Entre le secteur de la cosmétique et celui du bricolage, les attentes et les points noirs ne sont clairement pas les mêmes. Entre le mass market et les secteurs de niche, comme le luxe ou le commerce de bouche, les différences sont énormes. Mais le mass premium, Nespresso ou Abercrombie&Fitch, par exemple, propose une nouvelle posture inspirée du luxe. Nous différencions les "irritants noirs" - communs à tous les secteurs, comme une rupture de stock ou une file d'attente trop longue - et les irritants "gris" qui sont moins rédhibitoires, comme le fait d'avoir des difficultés à localiser un produit, ou ne pas pouvoir le tester. Ou permettre un accès wi-fi, service très demandé, mais qui n'est pas encore la règle partout, ce que l'on peut regretter.
Qu'est-ce qui vous a surpris dans les résultats de cette étude?

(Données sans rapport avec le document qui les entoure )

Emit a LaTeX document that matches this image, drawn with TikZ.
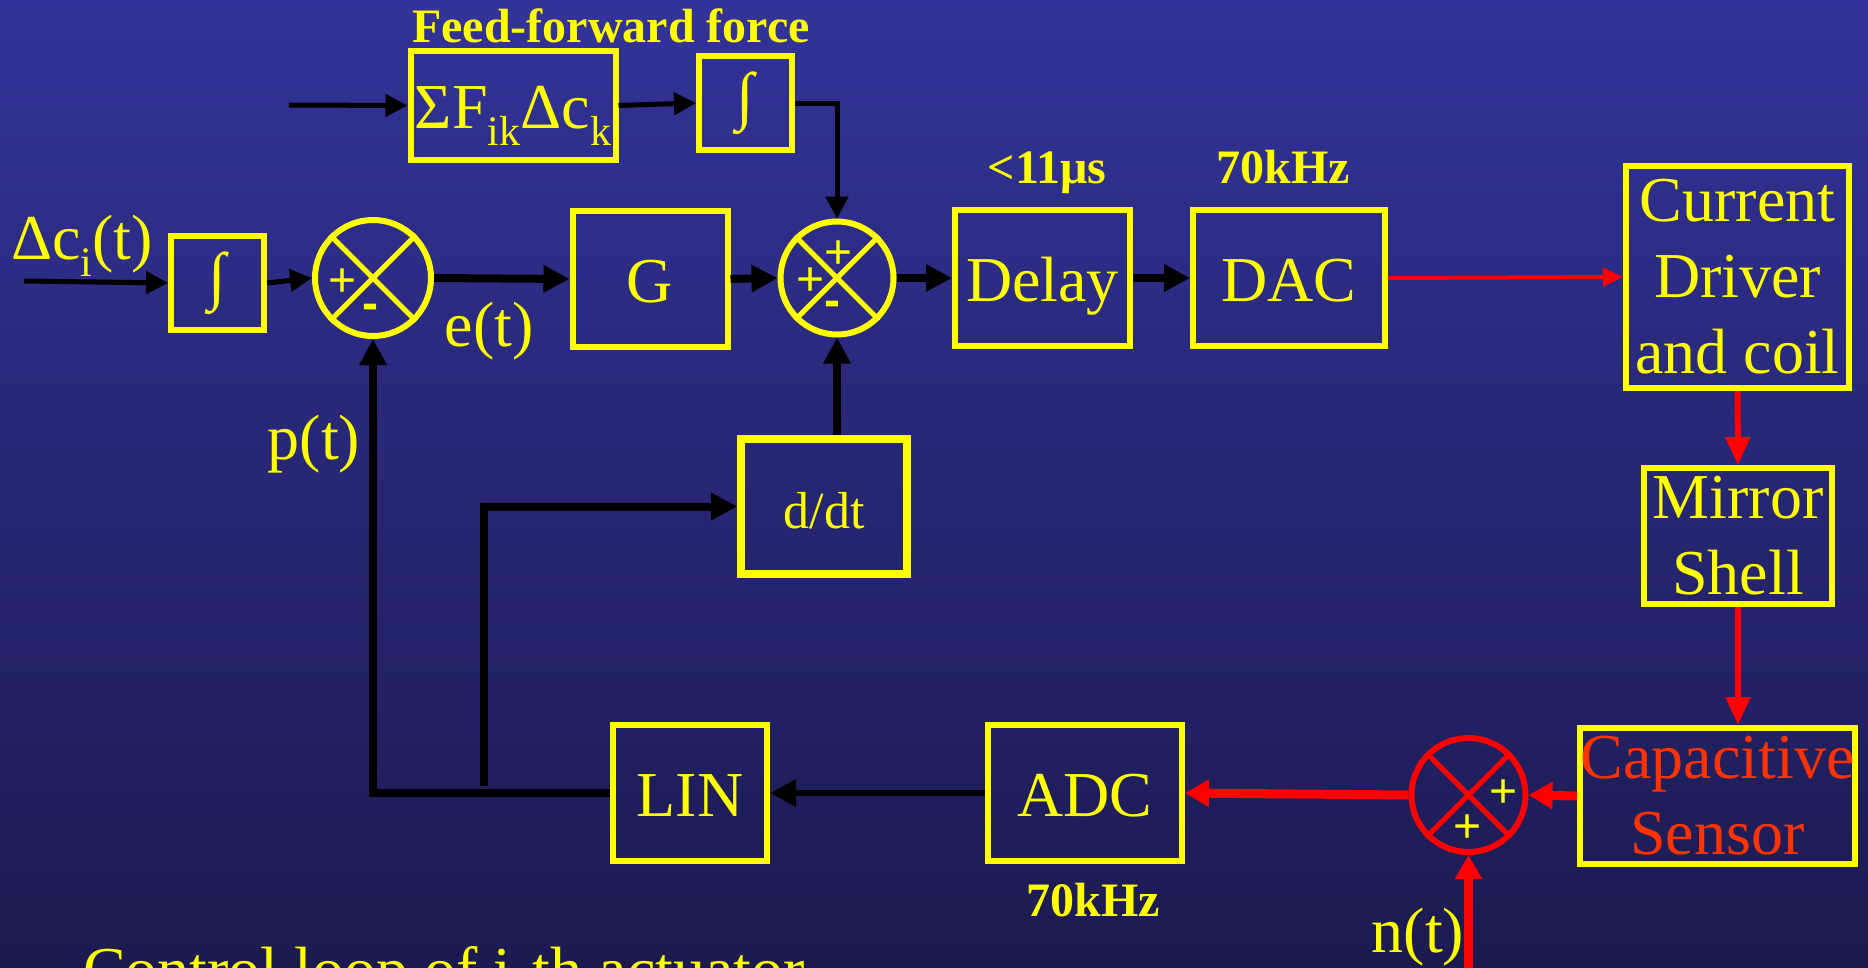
\documentclass[tikz,border=0pt]{standalone}
\usepackage{xcolor}
\usepackage{fontspec}
\setmainfont{Liberation Serif}
\setsansfont{Liberation Sans}
\usepackage{tikz}
\usetikzlibrary{arrows.meta,calc,positioning}
\definecolor{loopbgtop}{HTML}{333399}
\definecolor{loopbgbottom}{HTML}{1B1A50}
\definecolor{loopyellow}{HTML}{FFFF00}
\definecolor{loopred}{HTML}{FF0000}
\definecolor{looporange}{HTML}{FF3300}
\def\linecolor{loopyellow}
\def\signalcolor{loopred}
\newlength{\LoopFigureUnit}
\setlength{\LoopFigureUnit}{1pt}
\newcommand{\LoopBlockFont}{\fontsize{64pt}{76pt}\selectfont}
\newcommand{\LoopSmallFont}{\fontsize{52pt}{60pt}\selectfont}
\newcommand{\LoopNoteFont}{\fontsize{48pt}{54pt}\selectfont\bfseries}
\newcommand{\LoopSignFont}{\fontsize{48pt}{52pt}\selectfont\sffamily}
\newcommand{\LoopSub}[1]{\raisebox{-17pt}{\fontsize{42pt}{44pt}\selectfont #1}}

\begin{document}
\begin{tikzpicture}[x=\LoopFigureUnit,y=-\LoopFigureUnit]
    \tikzset{
        loop block/.style={draw=\linecolor, line width=6pt, inner sep=0pt,
            text=loopyellow, font=\LoopBlockFont, align=center},
        loop word/.style={loop block, text height=46pt, text depth=0pt},
        loop sum/.style={draw=\linecolor, line width=6pt, circle, inner sep=0pt},
        loop cross/.style={draw=\linecolor, line width=5pt},
        loop sign/.style={text=loopyellow, font=\LoopSignFont, inner sep=0pt},
        loop label/.style={text=loopyellow, font=\LoopBlockFont, inner sep=0pt},
        loop note/.style={text=loopyellow, font=\LoopNoteFont, inner sep=0pt},
        loop flow/.style={-{Triangle[length=26pt,width=26pt]}, line width=8pt, draw=black},
        loop thin flow/.style={-{Triangle[length=22pt,width=22pt]}, line width=5pt, draw=black},
        loop red thin/.style={-{Triangle[length=20pt,width=18pt]}, line width=4pt, draw=\signalcolor},
        loop red flow/.style={-{Triangle[length=28pt,width=24pt]}, line width=6pt, draw=\signalcolor},
        loop red thick/.style={-{Triangle[length=24pt,width=26pt]}, line width=9pt, draw=\signalcolor}
    }
    \useasboundingbox (0,0) rectangle (1868,967);
    \clip (0,0) rectangle (1868,967);
    \shade[top color=loopbgtop, bottom color=loopbgbottom] (0,0) rectangle (1868,967);

    % feed-forward branch
    \node[loop note, anchor=base] (loop-ff-title) at (611,42) {Feed-forward force};
    \node[loop word, minimum width=205, minimum height=109] (loop-ffsum) at (513,105.5)
        {ΣF\LoopSub{ik}Δc\LoopSub{k}};
    \node[loop block, minimum width=93, minimum height=94] (loop-ffint) at (745.5,103) {∫};

    % forward path
    \node[loop label, anchor=base] (loop-dc-label) at (82,259) {Δc\LoopSub{i}(t)};
    \node[loop block, minimum width=93, minimum height=94] (loop-int1) at (217.5,283) {∫};
    \node[loop sum, minimum size=116] (loop-sum1) at (373,278) {};
    \node[loop label, anchor=base] (loop-e-label) at (489,346) {e(t)};
    \node[loop word, minimum width=155, minimum height=136] (loop-g) at (650,279) {G};
    \node[loop sum, minimum size=113] (loop-sum2) at (837,278) {};
    \node[loop note, anchor=base] (loop-delay-note) at (1047,183) {<11μs};
    \node[loop word, minimum width=175, minimum height=136] (loop-delay) at (1042.5,278) {Delay};
    \node[loop note, anchor=base] (loop-dac-note) at (1283,183) {70kHz};
    \node[loop word, minimum width=192, minimum height=136] (loop-dac) at (1289,278) {DAC};
    \node[loop block, minimum width=223, minimum height=222] (loop-driver) at (1737.5,277)
        {Current\\Driver\\and coil};
    \node[loop block, minimum width=188, minimum height=136] (loop-mirror) at (1738,536)
        {Mirror\\Shell};
    \node[loop block, minimum width=275, minimum height=136, text=looporange] (loop-cap)
        at (1717.5,796) {Capacitive\\Sensor};

    % feedback path
    \node[loop sum, draw=\signalcolor, minimum size=114] (loop-sum3) at (1468.5,795) {};
    \node[loop label, anchor=base] (loop-n-label) at (1418,952) {n(t)};
    \node[loop word, minimum width=194, minimum height=136] (loop-adc) at (1085,793) {ADC};
    \node[loop note, anchor=base] (loop-adc-note) at (1093,916) {70kHz};
    \node[loop word, minimum width=154, minimum height=136] (loop-lin) at (690,793) {LIN};
    \node[loop block, line width=8pt, minimum width=166, minimum height=135,
        font=\LoopSmallFont, text height=43pt, text depth=0pt] (loop-ddt) at (824,506.5) {d/dt};
    \node[loop label, anchor=base] (loop-p-label) at (314,459) {p(t)};

    % crosses and signs of the summing points
    \foreach \sum in {sum1,sum2} {
        \draw[loop cross] (loop-\sum.45) -- (loop-\sum.225) (loop-\sum.135) -- (loop-\sum.-45);
    }
    \draw[loop cross, draw=\signalcolor] (loop-sum3.45) -- (loop-sum3.225)
        (loop-sum3.135) -- (loop-sum3.-45);
    \node[loop sign] (loop-sum1-plus) at ($(loop-sum1.center)+(-30,5)$) {+};
    \node[loop sign, font=\LoopSignFont\bfseries] (loop-sum1-minus) at ($(loop-sum1.center)+(-3,34)$) {-};
    \node[loop sign] (loop-sum2-plus-top) at ($(loop-sum2.center)+(2,-23)$) {+};
    \node[loop sign] (loop-sum2-plus-left) at ($(loop-sum2.center)+(-26,4)$) {+};
    \node[loop sign, font=\LoopSignFont\bfseries] (loop-sum2-minus) at ($(loop-sum2.center)+(-5,31)$) {-};
    \node[loop sign] (loop-sum3-plus-right) at ($(loop-sum3.center)+(35,-1)$) {+};
    \node[loop sign] (loop-sum3-plus-bottom) at ($(loop-sum3.center)+(-1,34)$) {+};

    % caption, cut by the lower edge
    \node[loop label, anchor=base west] (loop-caption) at (83,991) {Control loop of i-th actuator};

    % connectors
    \coordinate (loop-ff-in) at (289,105);
    \coordinate (loop-dc-in) at (24,281);
    \coordinate (loop-n-in) at (1468.5,975);
    \coordinate (loop-tap) at (484,786);
    \draw[loop thin flow] (loop-ff-in) -- (loop-ffsum.west);
    \draw[loop thin flow] (loop-ffsum.east) -- (loop-ffint.west);
    \draw[loop thin flow] (loop-ffint.east) -| (loop-sum2.north);
    \draw[loop thin flow] (loop-dc-in) -- (loop-int1.west);
    \draw[loop thin flow] (loop-int1.east) -- (loop-sum1.west);
    \draw[loop flow] (loop-sum1.east) -- (loop-g.west);
    \draw[loop flow] (loop-g.east) -- (loop-sum2.west);
    \draw[loop flow] (loop-sum2.east) -- (loop-delay.west);
    \draw[loop flow] (loop-delay.east) -- (loop-dac.west);
    \draw[loop red thin] (loop-dac.east) -- (loop-driver.west);
    \draw[loop red flow] (loop-driver.south) -- (loop-mirror.north);
    \draw[loop red flow] (loop-mirror.south) -- (loop-mirror.south |- loop-cap.north);
    \draw[loop red thick] (loop-cap.west) -- (loop-sum3.east);
    \draw[loop red thick] (loop-n-in) -- (loop-sum3.south);
    \draw[loop red thick] (loop-sum3.west) -- (loop-adc.east);
    \draw[loop flow, line width=6pt] (loop-adc.west) -- (loop-lin.east);
    \draw[loop flow] (loop-lin.west) -| (loop-sum1.south);
    \draw[loop flow] (loop-tap) |- (loop-ddt.west);
    \draw[loop flow] (loop-sum2.south |- loop-ddt.north) -- (loop-sum2.south);
\end{tikzpicture}
\end{document}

L'autonomie est une attente très forte. Les clients disent qu'ils ne veulent pas être esclaves. Que ce soit de la consommation ou de l'hyperdigitalisation. Ils apprécient que l'on leur laisse le choix d'être accompagné ou non. D'utiliser ou non les outils digitaux. Ils sont favorables aux outils digitaux quand ceux-ci sont utiles. Non aux solutions digitales futiles. Le recours systématique au digital peut aussi très vite agacer... Les clients ont tendance à penser que c'est de l'emploi perdu, que les investissements se sont faits au détriment d'autres choses plus importantes comme les prix, les services ou l'état du magasin...
En revanche, les enseignes qui fidéliseront le plus seront sans doute celles qui reconnaîtront le client dès son entrée pour lui proposer des offres promotionnelles personnalisées, notamment (NDLR?: on parle alors de géofencing). Plus de huit shoppers sur dix apprécieraient ce type de push, par exemple.